Start of DATA LINES

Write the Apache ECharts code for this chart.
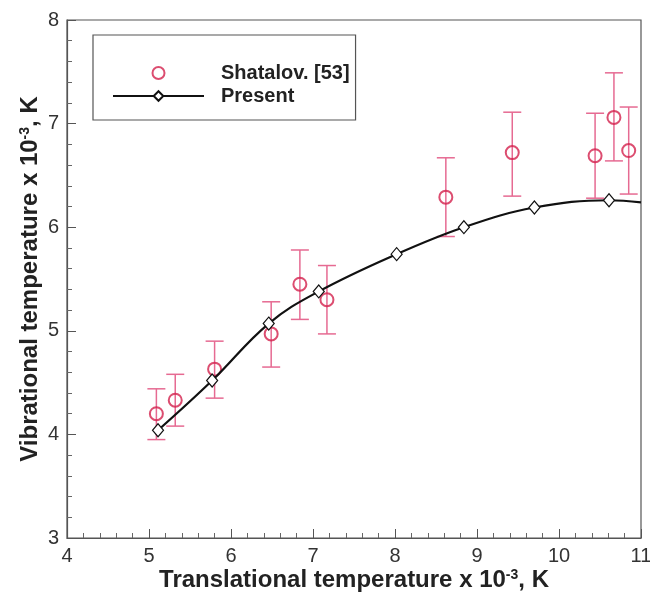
<!DOCTYPE html>
<html>
<head>
<meta charset="utf-8">
<script src="https://cdn.jsdelivr.net/npm/echarts@6/dist/echarts.min.js"></script>
<style>
  html, body { margin: 0; padding: 0; background: #fff; }
  #chart { width: 650px; height: 595px; }
</style>
</head>
<body>
<div id="chart"></div>
<script>
// Shatalov [53] measurements: translational T, vibrational T, error bar low/high (x 10^-3 K)
const expX = [5.09, 5.32, 5.80, 6.49, 6.84, 7.17, 8.62, 9.43, 10.44, 10.67, 10.85];
const expY = [4.20, 4.33, 4.63, 4.97, 5.45, 5.30, 6.29, 6.72, 6.69, 7.06, 6.74];
const expLow = [3.95, 4.08, 4.35, 4.65, 5.11, 4.97, 5.91, 6.30, 6.28, 6.64, 6.32];
const expHigh = [4.44, 4.58, 4.90, 5.28, 5.78, 5.63, 6.67, 7.11, 7.10, 7.49, 7.16];

// Present computation (last point is the curve end at the frame, no marker)
const presX = [5.11, 5.77, 6.46, 7.07, 8.02, 8.84, 9.70, 10.61, 11.0];
const presY = [4.04, 4.52, 5.07, 5.38, 5.74, 6.00, 6.19, 6.26, 6.24];

const xTicks = [4, 5, 6, 7, 8, 9, 10, 11];
const yTicks = [3, 4, 5, 6, 7, 8];

const red = '#d3204c';
const pink = '#e66a92';
const font = 'Liberation Sans, Arial, sans-serif';

const chart = echarts.init(document.getElementById('chart'));

const axisCommon = {
  type: 'value',
  interval: 1,
  axisLine: { show: true, lineStyle: { color: '#555', width: 1.2 } },
  axisTick: { show: true, inside: true, length: 9, lineStyle: { color: '#555' } },
  minorTick: { show: true, splitNumber: 5, length: 5, lineStyle: { color: '#666' } },
  splitLine: { show: false },
  axisLabel: { color: '#333', fontSize: 20, fontFamily: font },
  nameTextStyle: {
    fontFamily: font,
    rich: {
      a: { fontSize: 24, fontWeight: 'bold', color: '#222', fontFamily: font },
      s: { fontSize: 14, fontWeight: 'bold', color: '#222', verticalAlign: 'top', fontFamily: font }
    }
  },
  nameLocation: 'middle',
  nameMoveOverlap: false
};

const errorData = expX.map((x, i) => [x, expLow[i], expHigh[i]]);

chart.setOption({
  backgroundColor: '#fff',
  animation: false,
  grid: {
    left: 67, right: 9, top: 20, bottom: 57,
    outerBoundsMode: 'none',
    show: true, borderColor: '#555', borderWidth: 1.2
  },
  legend: {
    left: 93, top: 35,
    orient: 'vertical',
    data: ['Shatalov. [53]', 'Present'],
    itemWidth: 91, itemHeight: 12, itemGap: 3,
    padding: [28, 6, 14, 19],
    borderColor: '#555', borderWidth: 1.2,
    textStyle: {
      fontSize: 20, fontWeight: 'bold', color: '#222',
      fontFamily: font,
      padding: [0, 0, 0, 12]
    }
  },
  xAxis: Object.assign({}, axisCommon, {
    min: xTicks[0], max: xTicks[xTicks.length - 1],
    name: '{a|Translational temperature x 10}{s|-3}{a|, K}',
    nameGap: 30
  }),
  yAxis: Object.assign({}, axisCommon, {
    min: yTicks[0], max: yTicks[yTicks.length - 1],
    name: '{a|Vibrational temperature x 10}{s|-3}{a|, K}',
    nameGap: 25
  }),
  series: [
    {
      type: 'custom',
      name: 'errors',
      data: errorData,
      z: 1,
      renderItem: function (params, api) {
        const x = api.value(0);
        const lo = api.coord([x, api.value(1)]);
        const hi = api.coord([x, api.value(2)]);
        const w = 9;
        const style = { stroke: pink, lineWidth: 1.5 };
        return {
          type: 'group',
          children: [
            { type: 'line', shape: { x1: lo[0], y1: lo[1], x2: hi[0], y2: hi[1] }, style: style },
            { type: 'line', shape: { x1: lo[0] - w, y1: lo[1], x2: lo[0] + w, y2: lo[1] }, style: style },
            { type: 'line', shape: { x1: hi[0] - w, y1: hi[1], x2: hi[0] + w, y2: hi[1] }, style: style }
          ]
        };
      },
      encode: { x: 0, y: [1, 2] },
      silent: true
    },
    {
      type: 'scatter',
      name: 'Shatalov. [53]',
      data: expX.map((x, i) => [x, expY[i]]),
      symbol: 'circle',
      symbolSize: 13,
      z: 3,
      itemStyle: { color: 'rgba(255,255,255,0)', borderColor: red, borderWidth: 2 }
    },
    {
      type: 'line',
      name: 'Present',
      data: presX.map((x, i) => i === presX.length - 1
        ? { value: [x, presY[i]], symbol: 'none' }
        : [x, presY[i]]),
      smooth: 0.4,
      symbol: 'diamond',
      symbolSize: [11, 13],
      showAllSymbol: true,
      z: 4,
      lineStyle: { color: '#111', width: 2.2 },
      itemStyle: { color: '#fff', borderColor: '#111', borderWidth: 1.2 }
    }
  ]
});
</script>
</body>
</html>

End of DATA LINES

**TASK DETAILS**: From the first line above down to the line with "7.10, 7.49, 7.16];", reproduce every line and no others, omitting pictures.

**ANSWER TO THE TASK**:
Write the Apache ECharts code for this chart.
<!DOCTYPE html>
<html>
<head>
<meta charset="utf-8">
<script src="https://cdn.jsdelivr.net/npm/echarts@6/dist/echarts.min.js"></script>
<style>
  html, body { margin: 0; padding: 0; background: #fff; }
  #chart { width: 650px; height: 595px; }
</style>
</head>
<body>
<div id="chart"></div>
<script>
// Shatalov [53] measurements: translational T, vibrational T, error bar low/high (x 10^-3 K)
const expX = [5.09, 5.32, 5.80, 6.49, 6.84, 7.17, 8.62, 9.43, 10.44, 10.67, 10.85];
const expY = [4.20, 4.33, 4.63, 4.97, 5.45, 5.30, 6.29, 6.72, 6.69, 7.06, 6.74];
const expLow = [3.95, 4.08, 4.35, 4.65, 5.11, 4.97, 5.91, 6.30, 6.28, 6.64, 6.32];
const expHigh = [4.44, 4.58, 4.90, 5.28, 5.78, 5.63, 6.67, 7.11, 7.10, 7.49, 7.16];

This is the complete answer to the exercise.